I have friends who love to cook - so do I. I can talk for hours about the best way to make bread, real bread with pre-ferments, sour dough, fresh yeast, dried yeast, instant yeast, stoneground flour, bleached, unbleached, organic, whatever.
I know people who get great joy from gardening. I can do that. How we laugh as we regale each other with tales of shovels and spades, compost, cuttings, crops and cabbage root fly.
Then there are those with children - don't have any myself but I can share and participate in stories of little Freddie's first words, steps, pictures, day at school.
Dogs - love them. Got two German Shepherds myself. How amusing and heart-rending the tales of life long devotion, fun and frolics provided by our canine companions in their all too short lives.
But the violin. Try lobbing that into the verbal ping-pong of a conversation and it kills it stone dead.
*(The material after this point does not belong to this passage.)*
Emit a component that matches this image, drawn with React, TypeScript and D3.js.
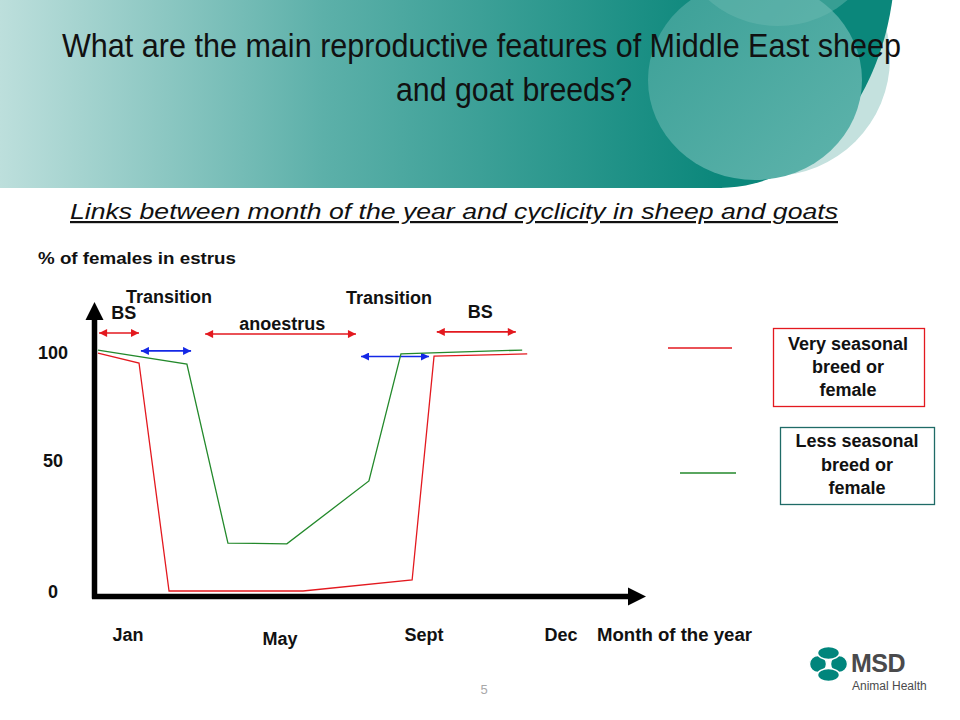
import * as d3 from 'd3'

// month positions (Jan=1 ... Dec=12) and % of females in estrus
const monthTicks = ['Jan', 'May', 'Sept', 'Dec']
const monthTickValues = [1, 5, 9, 12]
const yTicks = [0, 50, 100]

const veryMonths = [0.21, 1.29, 2.08, 5.64, 8.67, 9.22, 11.26]
const veryValues = [99.5, 94.9, 0, 0, 4.2, 98.1, 99.1]

const lessMonths = [0.21, 2.55, 3.63, 5.19, 7.47, 8.36, 11.15]
const lessValues = [100.9, 94.4, 18.3, 18.0, 42, 99.1, 100.9]

// period arrows: from month, to month, level, kind
const periodFrom = [0.24, 1.34, 3.03, 7.25, 9.28]
const periodTo = [1.29, 2.66, 7.11, 9.11, 11.01]
const periodLevel = [108.8, 100.5, 108.3, 97.9, 109.3]
const periodKind = ['bs', 'tr', 'an', 'tr', 'bs']

const labelText = ['BS', 'Transition', 'anoestrus', 'Transition', 'BS']
const labelMonth = [0.89, 2.08, 5.06, 8.03, 10.23]
const labelLevel = [115.3, 122.7, 110.2, 122.2, 115.7]

const FONT = '"Liberation Sans", Arial, Helvetica, sans-serif'
const NARROW = '"Liberation Sans Narrow", "Arial Narrow", "Liberation Sans", sans-serif'
const RED = '#e3191f'
const GREEN = '#23892b'
const BLUE = '#1428e6'

export default function App() {
  const x = d3.scaleLinear().domain(monthTickValues).range([128, 280, 424, 561])
  const y = d3.scaleLinear().domain(yTicks).range([591, 460, 352])

  const line = d3
    .line<[number, number]>()
    .x(d => x(d[0]))
    .y(d => y(d[1]))

  const very = veryMonths.map((m, i) => [m, veryValues[i]] as [number, number])
  const less = lessMonths.map((m, i) => [m, lessValues[i]] as [number, number])

  const axisX = 94.5
  const axisY = 596.5

  return (
    <svg
      width={960}
      height={720}
      style={{ position: 'absolute', left: 0, top: 0, background: '#fff' }}
      fontFamily={FONT}
    >
      <defs>
        <linearGradient id="band" x1="0" x2="720" y1="0" y2="0" gradientUnits="userSpaceOnUse">
          <stop offset="0" stopColor="#bddfdc" />
          <stop offset="0.45" stopColor="#5cb0a9" />
          <stop offset="1" stopColor="#0b877b" />
        </linearGradient>
        <linearGradient id="mid" x1="0" x2="1" y1="0" y2="1">
          <stop offset="0" stopColor="#3a9f96" />
          <stop offset="1" stopColor="#5fb4ac" />
        </linearGradient>
        <clipPath id="hdr">
          <rect x={0} y={0} width={960} height={188} />
        </clipPath>
        {[RED, BLUE].map(c => (
          <marker
            key={c}
            id={`head-${c.slice(1)}`}
            viewBox="0 0 10 10"
            refX={10}
            refY={5}
            markerWidth={9}
            markerHeight={8}
            markerUnits="userSpaceOnUse"
            orient="auto-start-reverse"
          >
            <path d="M0,0 L10,5 L0,10 z" fill={c} />
          </marker>
        ))}
      </defs>

      {/* header */}
      <g clipPath="url(#hdr)">
        <circle cx={772} cy={58} r={118} fill="#c4e1de" />
        <rect x={0} y={0} width={722} height={188} fill="url(#band)" />
        <ellipse cx={720} cy={-40} rx={175} ry={228} fill="url(#band)" />
        <ellipse cx={755} cy={80} rx={107} ry={100} fill="url(#mid)" />
        <circle cx={778} cy={-80} r={106} fill="#6dbab2" fillOpacity={0.45} />
      </g>
      {/* title: condensed, drawn smaller and stretched vertically */}
      <g transform="translate(62,57) scale(1,1.2)">
        <text x={0} y={0} fontSize={28} fontFamily={NARROW} textLength={839} lengthAdjust="spacingAndGlyphs" fill="#111">
          What are the main reproductive features of Middle East sheep
        </text>
      </g>
      <g transform="translate(396,101) scale(1,1.2)">
        <text x={0} y={0} fontSize={28} fontFamily={NARROW} textLength={236} lengthAdjust="spacingAndGlyphs" fill="#111">
          and goat breeds?
        </text>
      </g>

      <text x={70} y={219} fontSize={22} fontStyle="italic" textLength={768} lengthAdjust="spacingAndGlyphs" textDecoration="underline" fill="#111">
        Links between month of the year and cyclicity in sheep and goats
      </text>

      <text x={38} y={264} fontSize={17} fontWeight="bold" textLength={198} lengthAdjust="spacingAndGlyphs" fill="#111">
        % of females in estrus
      </text>

      {/* axes */}
      <line x1={axisX} x2={axisX} y1={axisY + 2} y2={318} stroke="#000" strokeWidth={5.5} />
      <path d={`M${axisX - 9},${320} L${axisX},${302} L${axisX + 9},${320} z`} fill="#000" />
      <line x1={axisX - 2.5} x2={630} y1={axisY} y2={axisY} stroke="#000" strokeWidth={5.5} />
      <path d={`M${628},${axisY - 9} L${646},${axisY} L${628},${axisY + 9} z`} fill="#000" />

      {yTicks.map(t => (
        <text key={t} x={53} y={y(t) + 7} fontSize={18} fontWeight="bold" textAnchor="middle" fill="#111">
          {t}
        </text>
      ))}
      {monthTicks.map((m, i) => (
        <text
          key={m}
          x={x(monthTickValues[i])}
          y={m === 'May' ? 645 : 641}
          fontSize={18}
          fontWeight="bold"
          textAnchor="middle"
          fill="#111"
        >
          {m}
        </text>
      ))}
      <text x={597} y={641} fontSize={18} fontWeight="bold" textLength={155} lengthAdjust="spacingAndGlyphs" fill="#111">
        Month of the year
      </text>

      {/* period arrows and labels */}
      {periodFrom.map((f, i) => {
        const c = periodKind[i] === 'tr' ? BLUE : RED
        return (
          <line
            key={i}
            x1={x(f)}
            x2={x(periodTo[i])}
            y1={y(periodLevel[i])}
            y2={y(periodLevel[i])}
            stroke={c}
            strokeWidth={1.6}
            markerStart={`url(#head-${c.slice(1)})`}
            markerEnd={`url(#head-${c.slice(1)})`}
          />
        )
      })}
      {labelText.map((t, i) => (
        <text key={i} x={x(labelMonth[i])} y={y(labelLevel[i])} fontSize={18} fontWeight="bold" textAnchor="middle" fill="#111">
          {t}
        </text>
      ))}

      {/* series */}
      <path d={line(less) ?? ''} fill="none" stroke={GREEN} strokeWidth={1.3} />
      <path d={line(very) ?? ''} fill="none" stroke={RED} strokeWidth={1.3} />

      {/* legend */}
      <line x1={668} x2={732} y1={348} y2={348} stroke={RED} strokeWidth={1.3} />
      <rect x={773.5} y={328.5} width={151} height={78} fill="none" stroke={RED} strokeWidth={1.3} />
      {['Very seasonal', 'breed or', 'female'].map((t, i) => (
        <text key={t} x={848} y={350 + i * 23} fontSize={18} fontWeight="bold" textAnchor="middle" fill="#111">
          {t}
        </text>
      ))}
      <line x1={680} x2={736} y1={473} y2={473} stroke={GREEN} strokeWidth={1.3} />
      <rect x={780.5} y={427.5} width={154} height={77} fill="none" stroke="#1f6b67" strokeWidth={1.3} />
      {['Less seasonal', 'breed or', 'female'].map((t, i) => (
        <text key={t} x={857} y={447 + i * 23.5} fontSize={18} fontWeight="bold" textAnchor="middle" fill="#111">
          {t}
        </text>
      ))}

      {/* footer */}
      <text x={484} y={694} fontSize={13} textAnchor="middle" fill="#a8a8a8">
        5
      </text>
      <g fill="#00857c" stroke="#fff" strokeWidth={1.4}>
        <circle cx={818} cy={664} r={8.5} />
        <circle cx={839} cy={664} r={8.5} />
        <ellipse cx={828.5} cy={653} rx={11} ry={6.5} />
        <ellipse cx={828.5} cy={675} rx={11} ry={6.5} />
      </g>
      <text x={851} y={672} fontSize={25} fontWeight="bold" fill="#4a4a4c" letterSpacing={-0.5}>
        MSD
      </text>
      <text x={852} y={690} fontSize={12} fill="#4a4a4c">
        Animal Health
      </text>
    </svg>
  )
}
I was very pleased last week to have started "to get" spicatto. Even my own mother was somewhat nonplussed at my enthusiastic announcement, moving swiftly on to her own pet subject of her bees!
If this site didn't exist, you'd have to invent it.
I have decided that these words shall be my motto.
I had a lesson today. That'll have been my 8th since restarting after my 30 year break. And I think it's beginning to work. It's important to make a note of how far one has progressed because improvement happens both in steps and in incremental ways. Also, when you can do something, it's hard to remember, really remember in a visceral way, what it was like to not be able to do it.
Nothing is perfect. If it was I would not need a teacher.
Yesterday I had an epiphany re spicatto bowing and wrist action. Well that only took me 8 weeks to get!
First to third position shifting. Most of the time OK. Today in the lesson, surprisingly not. When I get stressed I do sweat a bit. To start with, I must have been a bit tense - though I was not consciously aware of it and my left hand was just a teeny bit sweaty and would not slide up the neck in a predictable manner.
The accompanied play through of Rieding's Allegro from the Grade 4 book went from start to finish without my once falling off. (There were a couple of dodgy moments but I kept my balance and made it to the end!)
So, it's decided - we'll be studying for the Grade 5 exam.